Вот что перешло за Арпачай в составе главного Александропольского отряда:

Кавказского корпуса.

Грузинский гренадерский Его Высочества Константина Николаевича полк из

4 батал.

Эриванский Карабинерный Его Высочества Государя Наследника полк

4 —

Кавказский стрелковый баталион

1 —

Кавказский саперный баталион

1 —

18-й пехотной дивизии.

Тульский пехотный полк из

4 —

Белевский егерский

4 —

Итого

18 батал. [179]

Драгунские полки.

Тверской Его Высочества Николая Николаевича из

10 эск.

Новороссийский князя Варшавского

10 —

Нижегородский Его Высочества Наследного Принца Виртембергского

6 —

Итого

26 эск.

Иррегулярная конница.

Донского казачьего № 4 полка

3 сотни.

Донского казачьего № 20 полка

3 —

Кавказского линейного казачьего войска.

Сводный полк Камкова

6 —

Три сотни Скобелева

3 —

Конно-мусульманские полки.

№ 1

5 —

№ 2

5 —

Кабардино-осетинская милиция

4 —

Грузинская милиция

4 —

Охотники из Татар и Армян

3 —

Итого

35 сот.

Артиллерия Кавказской гренадерской артиллерийской бригады.

Батарейная № 1 батарея

12 оруд.

— № 2

12 —

Легкая № 1 батарея

8 —

18-й артиллерийской бригады.

Батарейная № 4 батарея

12 —

Легкая № 7 батарея

8 —

— № 8

8 —

Казачья конная артиллерия.

Донская № 6 батарея

8 —

— № 7

8 —

Кавказская № 15

4 —

Артиллерийских орудий

80

Две конно-ракетные команды, сформированные из казаков Донского № 4 полка, в каждой по

8 стан.

Конно-ракетных станков

16 [180]

Обоза колесного более 2,000 повозок; черводарских вьючных лошадей под провиантом 1,000; вьючных лошадей и мулов при войсках не менее того. Походному коменданту П***, вечно одушевленному и вооруженному нагайкою, есть около чего похлопотать.

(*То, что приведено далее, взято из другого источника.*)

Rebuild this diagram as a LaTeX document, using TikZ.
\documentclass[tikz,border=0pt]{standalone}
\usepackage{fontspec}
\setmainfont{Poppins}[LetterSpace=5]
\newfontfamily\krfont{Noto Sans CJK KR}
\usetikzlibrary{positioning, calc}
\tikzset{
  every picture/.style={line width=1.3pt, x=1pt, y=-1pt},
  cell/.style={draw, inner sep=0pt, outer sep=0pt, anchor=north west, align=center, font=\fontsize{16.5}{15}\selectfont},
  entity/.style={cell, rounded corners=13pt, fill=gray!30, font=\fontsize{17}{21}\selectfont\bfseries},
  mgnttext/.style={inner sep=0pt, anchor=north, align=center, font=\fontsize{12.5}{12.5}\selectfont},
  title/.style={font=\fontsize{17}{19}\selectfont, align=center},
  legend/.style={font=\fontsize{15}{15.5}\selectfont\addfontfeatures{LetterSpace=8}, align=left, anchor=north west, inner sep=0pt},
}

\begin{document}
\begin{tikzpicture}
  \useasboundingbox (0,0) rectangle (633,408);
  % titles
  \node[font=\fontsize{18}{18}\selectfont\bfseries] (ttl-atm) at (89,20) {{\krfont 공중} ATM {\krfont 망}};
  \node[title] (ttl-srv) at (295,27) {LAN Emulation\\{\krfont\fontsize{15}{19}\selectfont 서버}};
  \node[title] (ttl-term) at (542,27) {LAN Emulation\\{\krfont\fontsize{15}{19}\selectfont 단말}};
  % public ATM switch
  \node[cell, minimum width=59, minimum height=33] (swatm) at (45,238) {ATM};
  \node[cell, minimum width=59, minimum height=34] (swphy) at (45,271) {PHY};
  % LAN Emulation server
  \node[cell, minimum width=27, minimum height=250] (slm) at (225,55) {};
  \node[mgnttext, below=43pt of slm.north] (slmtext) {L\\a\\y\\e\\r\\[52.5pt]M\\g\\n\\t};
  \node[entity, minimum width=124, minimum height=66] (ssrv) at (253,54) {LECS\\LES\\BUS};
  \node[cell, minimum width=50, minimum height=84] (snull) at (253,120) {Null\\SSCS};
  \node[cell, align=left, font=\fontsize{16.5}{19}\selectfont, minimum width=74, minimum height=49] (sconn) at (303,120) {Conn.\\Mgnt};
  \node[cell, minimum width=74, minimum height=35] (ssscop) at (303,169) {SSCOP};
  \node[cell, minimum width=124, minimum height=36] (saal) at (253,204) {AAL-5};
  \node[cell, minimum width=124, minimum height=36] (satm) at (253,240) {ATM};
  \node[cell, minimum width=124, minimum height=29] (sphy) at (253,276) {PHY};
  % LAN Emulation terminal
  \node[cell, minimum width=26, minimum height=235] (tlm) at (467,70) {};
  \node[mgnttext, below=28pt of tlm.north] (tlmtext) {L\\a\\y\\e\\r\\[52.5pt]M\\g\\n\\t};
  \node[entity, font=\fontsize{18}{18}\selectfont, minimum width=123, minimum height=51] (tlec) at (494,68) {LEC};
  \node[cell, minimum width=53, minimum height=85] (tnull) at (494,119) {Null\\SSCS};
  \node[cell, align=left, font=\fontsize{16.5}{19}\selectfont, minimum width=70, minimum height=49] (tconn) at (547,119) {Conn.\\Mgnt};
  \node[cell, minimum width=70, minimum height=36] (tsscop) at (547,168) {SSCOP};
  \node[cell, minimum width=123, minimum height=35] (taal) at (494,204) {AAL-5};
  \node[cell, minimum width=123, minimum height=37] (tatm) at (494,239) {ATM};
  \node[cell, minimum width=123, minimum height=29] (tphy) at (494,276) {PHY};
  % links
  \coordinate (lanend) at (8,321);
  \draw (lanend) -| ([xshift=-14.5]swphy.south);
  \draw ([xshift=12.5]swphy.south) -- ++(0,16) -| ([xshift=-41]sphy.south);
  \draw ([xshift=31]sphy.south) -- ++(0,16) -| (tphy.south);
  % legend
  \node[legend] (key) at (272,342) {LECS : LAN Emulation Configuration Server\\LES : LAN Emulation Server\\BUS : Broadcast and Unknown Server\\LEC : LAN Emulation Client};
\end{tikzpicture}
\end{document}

Было уже за полдень, когда кончилось молебствие и поздравление с походом, — поздравление, сказанное корпусным командиром каждой части войск, и каждой — на ее языке. В этом отношении князь Василий Осипович — наш закавказский Митридат. Мы сделали небольшой переход и ночевали у дер. Молла-Мусса (молла Моусей), на берегу тенистого ручья. До полуночи квакали лягушки, обрадованные или огорченные нашим приходом. Пред рассветом расходились жеребцы мусульманских полков. Привязанные за бабку передней ноги к железному колу, каждый в одиночку, они рвались один к другому, оглашая кавалерийский лагерь неистовым ржанием и другими сильно сосредоточенными звуками. Эти карабахские жеребцы, с низкой шерстью и тонкой кожей, очень чувствительны к холоду: их кутают на ночь в ковры и войлоки. Для каждого надо возить особый вьюк одеял. В ксерксовой армии, вероятно, такая же была нежная конница. Без ячменя существовать они не могут, и ячмень с зеленым кормом воспламеняет им кровь на заре... пострел бы их взял!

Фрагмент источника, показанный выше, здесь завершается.